Having traced out some traces of the game Israel has been playing in relation to conflict in Yemen, I must point out that an other state has undeniably played a far more extensive part in the war. The state-corporate interests of this country can be seen to overlap with Israeli ones. To take one example, Elbit Systems, an Israeli arms manufacturer has contracts with the British military and has set up factories in the UK to better fulfil its orders. According to the Canary:
The UK government has been working with Israel on UAV technology since 2005 in a deal worth at least £1bn. The Ministry of Defence (MoD) signed a contract with UAV Tactical Systems Ltd (U-TacS). This is a “joint venture” between UK-based Thales and Israeli arms company Elbit Systems.

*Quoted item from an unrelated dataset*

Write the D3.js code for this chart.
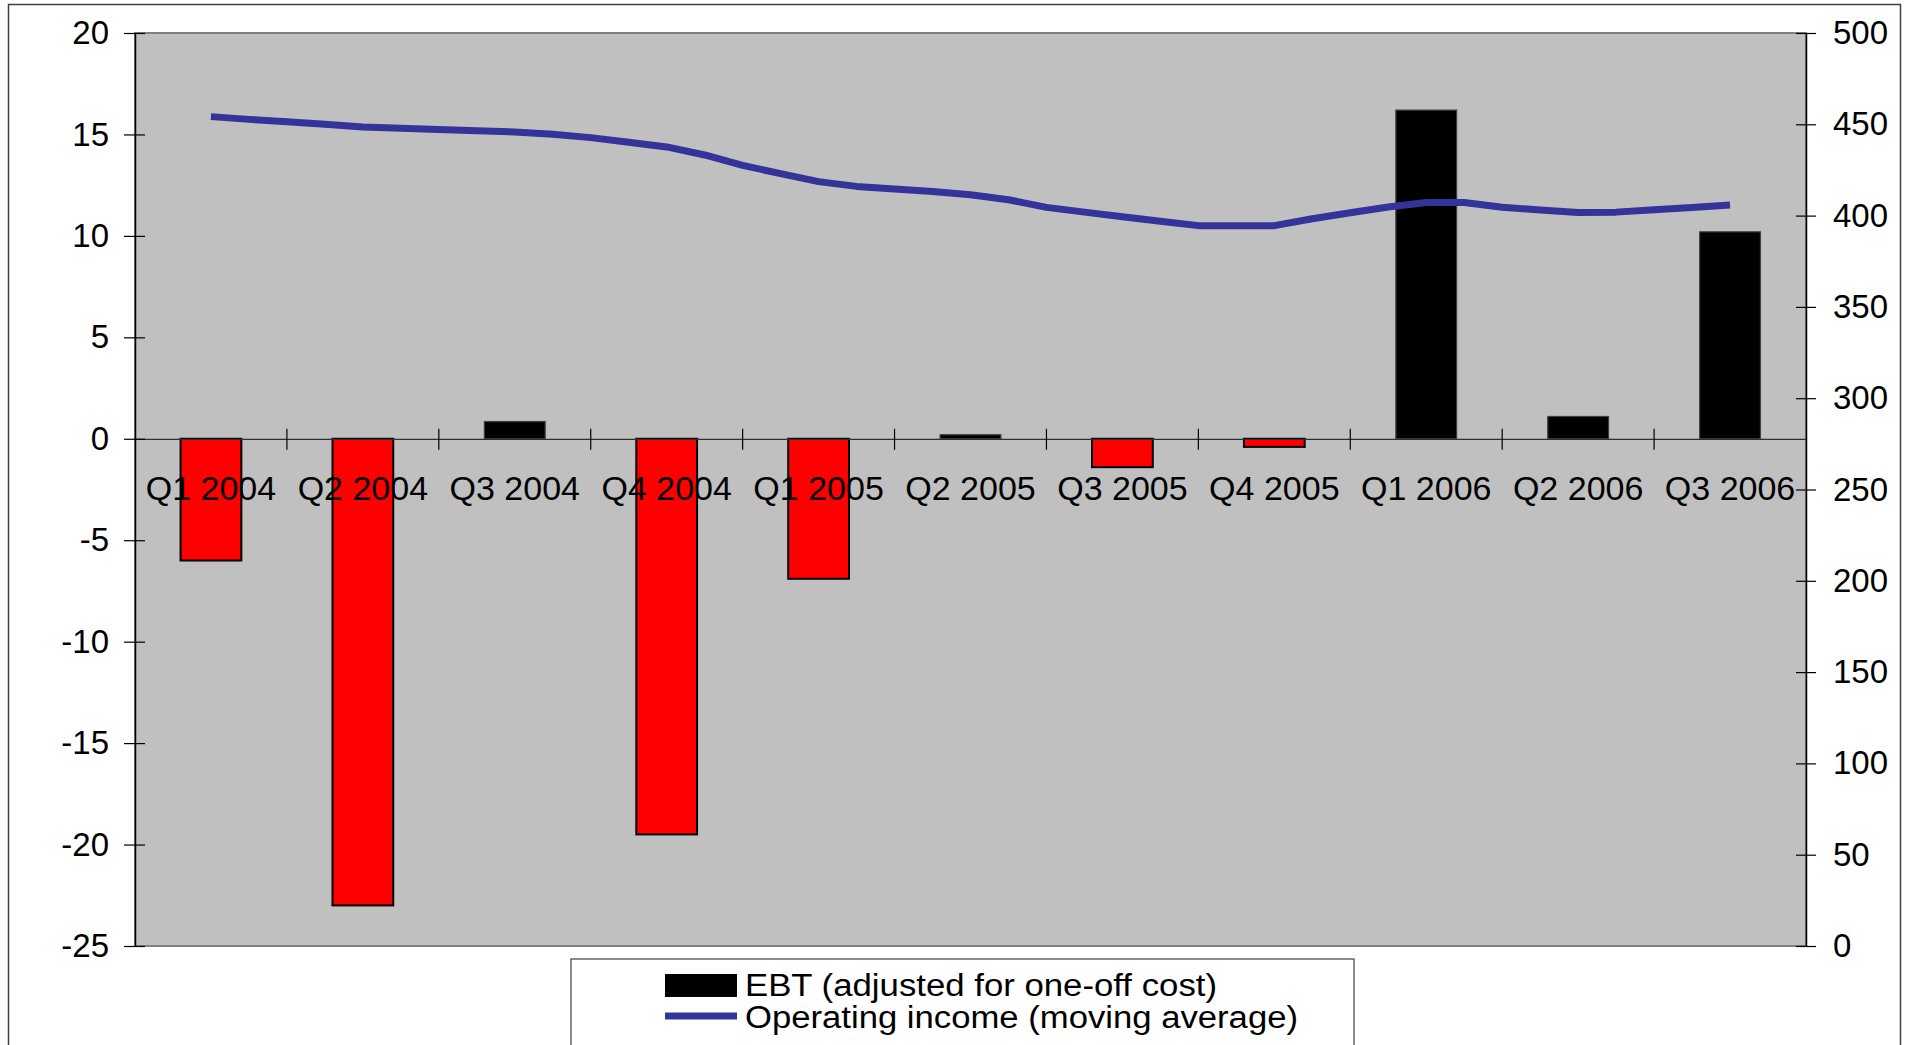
<!DOCTYPE html>
<html lang="en">
<head>
<meta charset="utf-8">
<title>EBT and operating income</title>
<script src="https://d3js.org/d3.v7.min.js"></script>
<style>
html, body { margin: 0; padding: 0; background: #fff; }
svg { display: block; font-family: "Liberation Sans", Arial, sans-serif; }
</style>
</head>
<body>
<div id="chart"></div>
<script>
// data
const categories = ["Q1 2004", "Q2 2004", "Q3 2004", "Q4 2004", "Q1 2005", "Q2 2005",
                    "Q3 2005", "Q4 2005", "Q1 2006", "Q2 2006", "Q3 2006"];
const ebt = [-6.0, -23.0, 0.85, -19.5, -6.9, 0.2, -1.4, -0.4, 16.2, 1.1, 10.2];
// moving average, 4 points per quarter, from Q1 2004 to Q3 2006
const opIncome = [454.2, 452.7, 451.4, 450.0, 448.5, 447.9, 447.2, 446.5, 445.8, 444.6,
                  442.7, 440.2, 437.6, 433.2, 427.5, 423.0, 418.6, 416.0, 414.6, 413.2,
                  411.4, 408.7, 404.5, 401.9, 399.4, 396.9, 394.5, 394.5, 394.5, 398.3,
                  401.6, 404.7, 407.2, 407.2, 404.6, 403.1, 401.7, 401.9, 403.2, 404.5,
                  405.8];
const leftTicks = [20, 15, 10, 5, 0, -5, -10, -15, -20, -25];
const rightTicks = [500, 450, 400, 350, 300, 250, 200, 150, 100, 50, 0];
const legendLabels = ["EBT (adjusted for one-off cost)", "Operating income (moving average)"];

const width = 1906, height = 1045;
const plot = {left: 135, right: 1806, top: 33, bottom: 946};

const svg = d3.select("#chart").append("svg")
    .attr("width", width)
    .attr("height", height);

// outer chart frame
svg.append("rect")
    .attr("x", 8.5).attr("y", 4.5)
    .attr("width", 1892).attr("height", 1100)
    .attr("fill", "#fff")
    .attr("stroke", "#404040")
    .attr("stroke-width", 1.5);

const x = d3.scaleBand().domain(categories).range([plot.left, plot.right]);
const yL = d3.scaleLinear().domain([-25, 20]).range([plot.bottom, plot.top]);
const yR = d3.scaleLinear().domain([0, 500]).range([plot.bottom, plot.top]);
const bw = x.bandwidth();
const xt = d3.scaleLinear()
    .domain([0, categories.length - 1])
    .range([x(categories[0]) + bw / 2, x(categories[categories.length - 1]) + bw / 2]);

// plot area
svg.append("rect")
    .attr("x", plot.left).attr("y", plot.top)
    .attr("width", plot.right - plot.left).attr("height", plot.bottom - plot.top)
    .attr("fill", "#c0c0c0")
    .attr("stroke", "#808080")
    .attr("stroke-width", 2);

// bars
const barW = bw * 0.4;
svg.append("g")
  .selectAll("rect")
  .data(ebt)
  .join("rect")
    .attr("x", (d, i) => x(categories[i]) + (bw - barW) / 2)
    .attr("y", d => yL(Math.max(0, d)))
    .attr("width", barW)
    .attr("height", d => Math.abs(yL(d) - yL(0)))
    .attr("fill", d => d < 0 ? "#ff0000" : "#000")
    .attr("stroke", d => d < 0 ? "#000" : "#404040")
    .attr("stroke-width", d => d < 0 ? 2 : 1.2);

// category axis on the zero line
const xAxis = svg.append("g")
    .attr("transform", `translate(0,${yL(0)})`)
    .call(d3.axisBottom(x).tickSize(0).tickSizeOuter(0))
    .call(g => g.select(".domain").attr("stroke", "#303030").attr("stroke-width", 1.2))
    .call(g => g.selectAll(".tick text")
        .attr("y", 61).attr("dy", null)
        .attr("font-size", 34).attr("fill", "#000")
        .attr("font-family", "Liberation Sans, Arial, sans-serif"));

xAxis.selectAll(".bound")
  .data(categories.slice(1))
  .join("line")
    .attr("class", "bound")
    .attr("x1", d => x(d)).attr("x2", d => x(d))
    .attr("y1", -10).attr("y2", 11)
    .attr("stroke", "#000").attr("stroke-width", 1.2);

// left axis (plain hyphen for negatives, as in the original)
svg.append("g")
    .attr("transform", `translate(${plot.left},0)`)
    .call(d3.axisLeft(yL).tickValues(leftTicks).tickFormat(d => String(d))
        .tickSize(11).tickSizeOuter(0).tickPadding(15))
    .call(g => g.select(".domain").attr("stroke", "#000").attr("stroke-width", 1.5))
    .call(g => g.selectAll(".tick line").attr("x2", -11).attr("x1", 10).attr("stroke-width", 1.2))
    .call(g => g.selectAll(".tick text")
        .attr("font-size", 33).attr("fill", "#000")
        .attr("font-family", "Liberation Sans, Arial, sans-serif"));

// right axis
svg.append("g")
    .attr("transform", `translate(${plot.right},0)`)
    .call(d3.axisRight(yR).tickValues(rightTicks).tickFormat(d => String(d))
        .tickSize(10).tickSizeOuter(0).tickPadding(17))
    .call(g => g.select(".domain").attr("stroke", "#000").attr("stroke-width", 1.5))
    .call(g => g.selectAll(".tick line").attr("x1", -10).attr("stroke-width", 1.2))
    .call(g => g.selectAll(".tick text")
        .attr("font-size", 33).attr("fill", "#000")
        .attr("font-family", "Liberation Sans, Arial, sans-serif"));

// operating income line
const line = d3.line()
    .x((d, i) => xt(i / 4))
    .y(d => yR(d));

svg.append("path")
    .datum(opIncome)
    .attr("fill", "none")
    .attr("stroke", "#333399")
    .attr("stroke-width", 7)
    .attr("stroke-linejoin", "round")
    .attr("d", line);

// legend
const legend = svg.append("g");
legend.append("rect")
    .attr("x", 571).attr("y", 959)
    .attr("width", 783).attr("height", 120)
    .attr("fill", "#fff")
    .attr("stroke", "#404040")
    .attr("stroke-width", 1.2);

legend.append("rect")
    .attr("x", 665).attr("y", 974)
    .attr("width", 72).attr("height", 23)
    .attr("fill", "#000");

legend.append("line")
    .attr("x1", 665).attr("x2", 737)
    .attr("y1", 1016).attr("y2", 1016)
    .attr("stroke", "#333399")
    .attr("stroke-width", 7);

legend.selectAll("text")
  .data(legendLabels)
  .join("text")
    .attr("x", 745)
    .attr("y", (d, i) => 996 + i * 32)
    .attr("font-size", 31)
    .attr("fill", "#000")
    .attr("textLength", (d, i) => i === 0 ? 472 : 553)
    .attr("lengthAdjust", "spacingAndGlyphs")
    .text(d => d);
</script>
</body>
</html>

The companies are reported as promoting a British version of an Elbit Hermes UAV to Saudi Arabia. Perhaps more significantly, one of Britain’s largest and politically influential industrial concerns, BAE Systems provides service personnel to maintain the Saudi’s Eurofighter Typhoon fleet for their bombing missions over Yemen. Whilst, the Saudi ‘Operations Room’ commanding their missions has included British officers, said to provide “training, supervision and evaluation”. Additionally, the Royal Navy has supported the blockade of Yemen. The blockade has resulted in ongoing starvation, epidemics and fuel shortages. It has become apparent that not only do British companies and their investors profit through the war, but even that British forces are active participants in the conflict.
Commonly acknowledged as the poorest country in the middle east and suffering the world’s worst humanitarian situation, Yemen is being held back from peace and independence not only by the House of Saud, but also in Washington, London, Paris, Abu Dhabi and Tel Aviv.